The World Council of Credit Unions asked an International Accounting Standards Board panel during a London forum this week to ease compliance burdens on credit unions and improve member disclosures.
Michael Edwards, World Council vice president and chief counsel, told the group of international accounting standards representatives Monday that complex financial disclosures are often difficult to understand for those who are not financial professionals.
In response, panelist Russell Picot, HSBC group chief accounting officer and recent co-chair of the Financial Stability Board's Enhanced Disclosure Task Force, said disclosure simplification would be useful and companies should have regulatory leeway to eliminate unnecessary disclosures, reduce the use of accounting jargon and use disclosure language that key stakeholders can comprehend easily, the World Council said.
IASB Board Member Patricia McConnell said some aspects of financial disclosures, such as footnotes on accounting policies, are not very useful in practice because retail investors do not usually read them, and accounting practitioners are familiar already with the accounting policies in question.
“All credit unions would benefit from reduced accounting compliance burdens," said Brian Branch, World Council president/CEO.

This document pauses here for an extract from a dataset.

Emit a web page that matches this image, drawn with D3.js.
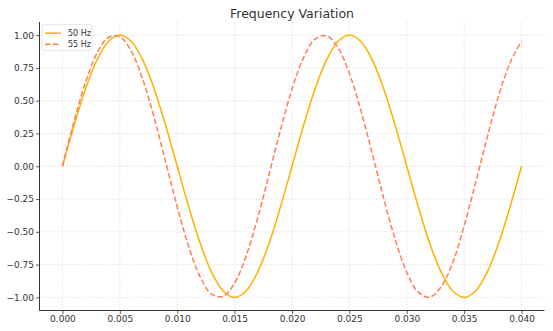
<!DOCTYPE html>
<html><head><meta charset="utf-8">
<script src="https://cdn.jsdelivr.net/npm/d3@7"></script>
<style>body{margin:0;background:#fff;}svg{display:block;font-family:"DejaVu Sans",sans-serif;}</style>
</head><body><svg id="c" width="553" height="331"></svg>
<script>
const times = [0.000,0.001,0.002,0.003,0.004,0.005,0.006,0.007,0.008,0.009,0.010,0.011,0.012,0.013,0.014,0.015,0.016,0.017,0.018,0.019,0.020,0.021,0.022,0.023,0.024,0.025,0.026,0.027,0.028,0.029,0.030,0.031,0.032,0.033,0.034,0.035,0.036,0.037,0.038,0.039,0.040];
const wave50 = [0,0.309,0.588,0.809,0.951,1,0.951,0.809,0.588,0.309,0,-0.309,-0.588,-0.809,-0.951,-1,-0.951,-0.809,-0.588,-0.309,0,0.309,0.588,0.809,0.951,1,0.951,0.809,0.588,0.309,0,-0.309,-0.588,-0.809,-0.951,-1,-0.951,-0.809,-0.588,-0.309,0];
const wave55 = [0,0.339,0.637,0.861,0.982,0.988,0.876,0.661,0.368,0.031,-0.309,-0.613,-0.844,-0.976,-0.992,-0.891,-0.685,-0.397,-0.063,0.279,0.588,0.827,0.969,0.996,0.905,0.707,0.426,0.094,-0.249,-0.562,-0.809,-0.960,-0.998,-0.918,-0.736,-0.454,-0.125,0.218,0.536,0.790,0.951];
const seriesNames = ["50 Hz","55 Hz"];
const xTicks = [0,0.005,0.010,0.015,0.020,0.025,0.030,0.035,0.040];
const yTicks = [-1,-0.75,-0.5,-0.25,0,0.25,0.5,0.75,1];
const title = "Frequency Variation";

const svg = d3.select("#c");
const L=39.5, R=544.5, T=22, B=310.5;
const x = d3.scaleLinear().domain([-0.002,0.042]).range([L,R]);
const y = d3.scaleLinear().domain([-1.1,1.1]).range([B,T]);

// grid
const g = svg.append("g");
g.selectAll(".vg").data(xTicks).join("line")
 .attr("x1",d=>x(d)).attr("x2",d=>x(d)).attr("y1",T).attr("y2",B)
 .attr("stroke","#dcdcdc").attr("stroke-width",0.8).attr("stroke-dasharray","1.5,1.5");
g.selectAll(".hg").data(yTicks).join("line")
 .attr("x1",L).attr("x2",R).attr("y1",d=>y(d)).attr("y2",d=>y(d))
 .attr("stroke","#dcdcdc").attr("stroke-width",0.8).attr("stroke-dasharray","1.5,1.5");

// lines
const line = (vals)=>d3.line().x((d,i)=>x(times[i])).y(d=>y(d)).curve(d3.curveCatmullRom.alpha(0.5))(vals);
svg.append("path").attr("d",line(wave50)).attr("fill","none").attr("stroke","#FFB000").attr("stroke-width",1.5);
svg.append("path").attr("d",line(wave55)).attr("fill","none").attr("stroke","#FF7F50").attr("stroke-width",1.5).attr("stroke-dasharray","5.5,2.5");

// axes
const xAxis = d3.axisBottom(x).tickValues(xTicks).tickFormat(d3.format(".3f")).tickSize(3.5).tickPadding(2);
const yAxis = d3.axisLeft(y).tickValues(yTicks).tickFormat(d3.format(".2f")).tickSize(3.5).tickPadding(2);
const ax = svg.append("g").attr("transform",`translate(0,${B})`).call(xAxis);
const ay = svg.append("g").attr("transform",`translate(${L},0)`).call(yAxis);
[ax,ay].forEach(a=>{
  a.select(".domain").remove();
  a.selectAll("text").attr("font-size",9).attr("fill","#333").attr("font-family","DejaVu Sans");
  a.selectAll("line").attr("stroke","#333").attr("stroke-width",0.8);
});
ay.selectAll("text").text(d=>d3.format(".2f")(d).replace("-","\u2212"));
svg.append("line").attr("x1",L).attr("x2",L).attr("y1",T).attr("y2",B).attr("stroke","#333").attr("stroke-width",1);
svg.append("line").attr("x1",L).attr("x2",R).attr("y1",B).attr("y2",B).attr("stroke","#333").attr("stroke-width",1);

// title
svg.append("text").attr("x",(L+R)/2).attr("y",18).attr("text-anchor","middle").attr("font-size",12.5).attr("fill","#333").text(title);

// legend
const lg = svg.append("g").attr("transform",`translate(42,24.7)`);
lg.append("rect").attr("width",50).attr("height",26).attr("rx",2).attr("fill","#fff").attr("fill-opacity",0.8).attr("stroke","#ddd").attr("stroke-width",0.8);
const colors=["#FFB000","#FF7F50"], dashes=[null,"5.5,2.5"];
seriesNames.forEach((n,i)=>{
  const yy = 8.5+i*11;
  lg.append("line").attr("x1",3).attr("x2",19).attr("y1",yy).attr("y2",yy).attr("stroke",colors[i]).attr("stroke-width",1.5).attr("stroke-dasharray",dashes[i]);
  lg.append("text").attr("x",26).attr("y",yy+3).attr("font-size",8).attr("fill","#333").text(n);
});
</script></body></html>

"Easily understandable financial disclosures will be most useful to credit union members in developing countries where shares and deposits are often not protected by savings guarantee schemes and many members do not have a university education,” Branch said.
The panel will report to the full IASB within the next two months about the World Council and others' comments on how to improve financial disclosure requirements.
The IASB sets International Financial Reporting Standards, which apply to credit unions in a growing number of jurisdictions including Australia, Brazil and Canada.
The IASB and FASB are also in the process of converging IFRS with U.S. Generally Accepted Accounting Principles (U.S. GAAP), which will make U.S. credit unions subject to accounting rules that are the same as IFRS in most respects.
In April 2012, IASB and FASB issued a report predicting that they would jointly issue final accounting standards regarding financial instruments, leases and insurance contracts by mid-2013.